§ **Requirements**
Copy out exactly the lines from the one holding "Output the LaTeX" through the one holding "(975,1276) -- (9,1272);", ends included; omit images.

§ **Supplied entries**
- - - - - - -
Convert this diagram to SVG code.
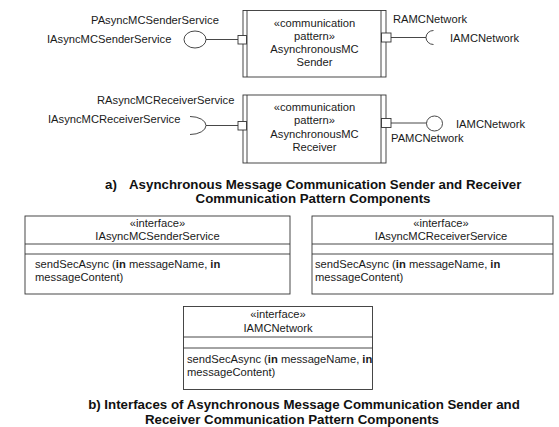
- - - - - - -
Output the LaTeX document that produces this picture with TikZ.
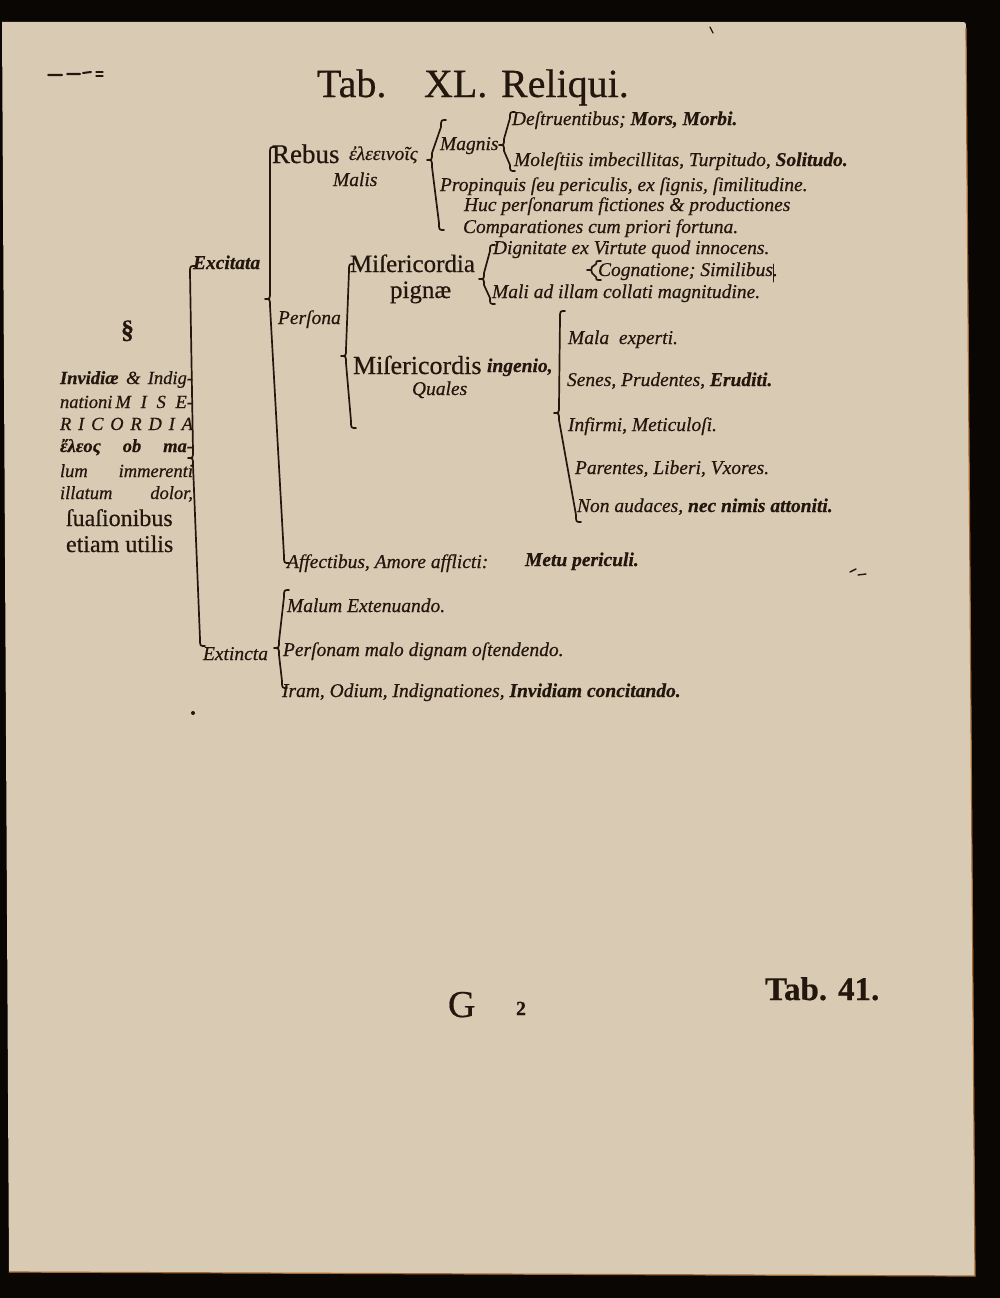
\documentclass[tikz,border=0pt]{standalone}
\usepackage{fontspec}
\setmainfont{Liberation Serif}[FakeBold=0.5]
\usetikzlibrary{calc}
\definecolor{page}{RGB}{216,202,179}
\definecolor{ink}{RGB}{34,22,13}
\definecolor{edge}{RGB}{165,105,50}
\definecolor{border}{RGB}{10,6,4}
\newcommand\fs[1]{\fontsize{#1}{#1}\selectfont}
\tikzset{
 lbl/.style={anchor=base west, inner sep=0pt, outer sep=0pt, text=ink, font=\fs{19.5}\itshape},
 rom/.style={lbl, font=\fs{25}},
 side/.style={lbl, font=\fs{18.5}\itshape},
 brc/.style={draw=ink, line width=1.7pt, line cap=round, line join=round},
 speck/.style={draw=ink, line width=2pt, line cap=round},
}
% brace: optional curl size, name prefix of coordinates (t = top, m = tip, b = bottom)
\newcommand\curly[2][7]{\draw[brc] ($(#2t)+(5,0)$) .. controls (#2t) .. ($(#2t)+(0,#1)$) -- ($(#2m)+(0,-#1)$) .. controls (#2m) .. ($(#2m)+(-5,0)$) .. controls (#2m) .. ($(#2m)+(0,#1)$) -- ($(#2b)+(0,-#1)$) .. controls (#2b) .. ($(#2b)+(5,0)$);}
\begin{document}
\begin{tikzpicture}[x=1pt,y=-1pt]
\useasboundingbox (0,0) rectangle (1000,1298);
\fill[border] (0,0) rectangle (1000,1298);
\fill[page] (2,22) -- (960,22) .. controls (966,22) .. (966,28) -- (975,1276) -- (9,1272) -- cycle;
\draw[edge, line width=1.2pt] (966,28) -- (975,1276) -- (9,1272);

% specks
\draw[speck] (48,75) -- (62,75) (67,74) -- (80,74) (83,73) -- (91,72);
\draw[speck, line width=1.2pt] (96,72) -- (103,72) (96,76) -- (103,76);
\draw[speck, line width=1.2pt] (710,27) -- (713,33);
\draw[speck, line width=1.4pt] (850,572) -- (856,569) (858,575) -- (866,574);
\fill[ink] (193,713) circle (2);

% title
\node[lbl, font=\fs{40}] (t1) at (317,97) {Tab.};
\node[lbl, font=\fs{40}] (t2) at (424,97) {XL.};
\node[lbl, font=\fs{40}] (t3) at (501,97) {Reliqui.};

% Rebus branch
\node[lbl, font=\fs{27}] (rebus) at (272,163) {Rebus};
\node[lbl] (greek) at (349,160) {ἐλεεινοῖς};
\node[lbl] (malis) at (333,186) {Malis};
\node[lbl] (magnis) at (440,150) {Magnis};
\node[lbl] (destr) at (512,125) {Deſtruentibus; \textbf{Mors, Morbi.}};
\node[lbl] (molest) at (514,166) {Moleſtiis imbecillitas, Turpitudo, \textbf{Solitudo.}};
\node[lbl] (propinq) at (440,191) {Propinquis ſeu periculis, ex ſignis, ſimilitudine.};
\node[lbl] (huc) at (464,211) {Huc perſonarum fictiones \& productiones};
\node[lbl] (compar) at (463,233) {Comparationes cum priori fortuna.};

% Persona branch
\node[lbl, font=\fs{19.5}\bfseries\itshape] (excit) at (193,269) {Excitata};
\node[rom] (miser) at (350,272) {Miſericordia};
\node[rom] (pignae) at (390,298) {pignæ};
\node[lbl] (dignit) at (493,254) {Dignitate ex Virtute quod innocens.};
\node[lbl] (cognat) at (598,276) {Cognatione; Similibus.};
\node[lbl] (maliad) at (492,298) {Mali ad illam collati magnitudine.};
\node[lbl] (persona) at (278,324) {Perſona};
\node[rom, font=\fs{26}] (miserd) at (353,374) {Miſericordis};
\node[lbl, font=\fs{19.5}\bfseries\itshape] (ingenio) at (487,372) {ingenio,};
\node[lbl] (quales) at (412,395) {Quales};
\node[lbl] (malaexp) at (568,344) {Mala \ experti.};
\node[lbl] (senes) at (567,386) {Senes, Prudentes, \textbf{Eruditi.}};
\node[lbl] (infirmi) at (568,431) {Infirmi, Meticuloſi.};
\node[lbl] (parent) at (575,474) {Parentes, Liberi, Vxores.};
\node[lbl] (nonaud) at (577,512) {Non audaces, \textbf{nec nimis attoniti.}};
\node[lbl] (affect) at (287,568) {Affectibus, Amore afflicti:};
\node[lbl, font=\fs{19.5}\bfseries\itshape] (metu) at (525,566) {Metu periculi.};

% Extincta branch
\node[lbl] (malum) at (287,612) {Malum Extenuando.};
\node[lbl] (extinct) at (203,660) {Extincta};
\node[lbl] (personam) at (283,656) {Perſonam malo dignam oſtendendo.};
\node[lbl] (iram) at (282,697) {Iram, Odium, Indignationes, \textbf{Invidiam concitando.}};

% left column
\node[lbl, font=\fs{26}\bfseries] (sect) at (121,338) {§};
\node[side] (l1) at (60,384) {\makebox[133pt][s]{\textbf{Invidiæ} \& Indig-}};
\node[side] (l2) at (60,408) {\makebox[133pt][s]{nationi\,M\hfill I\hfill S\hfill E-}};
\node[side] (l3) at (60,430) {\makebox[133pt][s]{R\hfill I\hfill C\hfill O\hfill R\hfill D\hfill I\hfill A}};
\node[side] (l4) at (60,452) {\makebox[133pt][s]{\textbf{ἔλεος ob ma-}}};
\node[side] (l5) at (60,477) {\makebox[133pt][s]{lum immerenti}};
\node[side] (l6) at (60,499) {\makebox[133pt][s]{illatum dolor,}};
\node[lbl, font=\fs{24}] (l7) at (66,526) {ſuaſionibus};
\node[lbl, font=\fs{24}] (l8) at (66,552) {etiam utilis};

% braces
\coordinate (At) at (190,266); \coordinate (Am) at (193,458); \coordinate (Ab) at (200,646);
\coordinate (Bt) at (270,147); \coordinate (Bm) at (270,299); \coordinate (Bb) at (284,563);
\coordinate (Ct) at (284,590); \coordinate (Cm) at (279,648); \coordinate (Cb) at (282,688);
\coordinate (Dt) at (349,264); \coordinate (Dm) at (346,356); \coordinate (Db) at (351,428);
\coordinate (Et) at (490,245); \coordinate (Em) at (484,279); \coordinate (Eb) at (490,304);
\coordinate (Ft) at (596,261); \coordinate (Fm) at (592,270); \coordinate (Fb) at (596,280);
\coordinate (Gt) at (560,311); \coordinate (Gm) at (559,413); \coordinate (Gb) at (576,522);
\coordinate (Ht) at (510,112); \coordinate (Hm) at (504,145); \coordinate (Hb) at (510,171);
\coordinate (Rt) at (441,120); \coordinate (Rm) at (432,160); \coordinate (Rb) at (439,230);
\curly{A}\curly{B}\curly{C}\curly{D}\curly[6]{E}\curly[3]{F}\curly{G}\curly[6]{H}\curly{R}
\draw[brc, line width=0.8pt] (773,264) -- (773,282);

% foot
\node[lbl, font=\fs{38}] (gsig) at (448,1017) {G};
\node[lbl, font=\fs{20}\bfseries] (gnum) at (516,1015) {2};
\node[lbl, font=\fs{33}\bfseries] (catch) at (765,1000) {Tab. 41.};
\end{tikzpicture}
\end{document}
- - - - - - -
§ **The reply**
Output the LaTeX document that produces this picture with TikZ.
\documentclass[tikz,border=0pt]{standalone}
\usepackage{fontspec}
\setmainfont{Liberation Serif}[FakeBold=0.5]
\usetikzlibrary{calc}
\definecolor{page}{RGB}{216,202,179}
\definecolor{ink}{RGB}{34,22,13}
\definecolor{edge}{RGB}{165,105,50}
\definecolor{border}{RGB}{10,6,4}
\newcommand\fs[1]{\fontsize{#1}{#1}\selectfont}
\tikzset{
 lbl/.style={anchor=base west, inner sep=0pt, outer sep=0pt, text=ink, font=\fs{19.5}\itshape},
 rom/.style={lbl, font=\fs{25}},
 side/.style={lbl, font=\fs{18.5}\itshape},
 brc/.style={draw=ink, line width=1.7pt, line cap=round, line join=round},
 speck/.style={draw=ink, line width=2pt, line cap=round},
}
% brace: optional curl size, name prefix of coordinates (t = top, m = tip, b = bottom)
\newcommand\curly[2][7]{\draw[brc] ($(#2t)+(5,0)$) .. controls (#2t) .. ($(#2t)+(0,#1)$) -- ($(#2m)+(0,-#1)$) .. controls (#2m) .. ($(#2m)+(-5,0)$) .. controls (#2m) .. ($(#2m)+(0,#1)$) -- ($(#2b)+(0,-#1)$) .. controls (#2b) .. ($(#2b)+(5,0)$);}
\begin{document}
\begin{tikzpicture}[x=1pt,y=-1pt]
\useasboundingbox (0,0) rectangle (1000,1298);
\fill[border] (0,0) rectangle (1000,1298);
\fill[page] (2,22) -- (960,22) .. controls (966,22) .. (966,28) -- (975,1276) -- (9,1272) -- cycle;
\draw[edge, line width=1.2pt] (966,28) -- (975,1276) -- (9,1272);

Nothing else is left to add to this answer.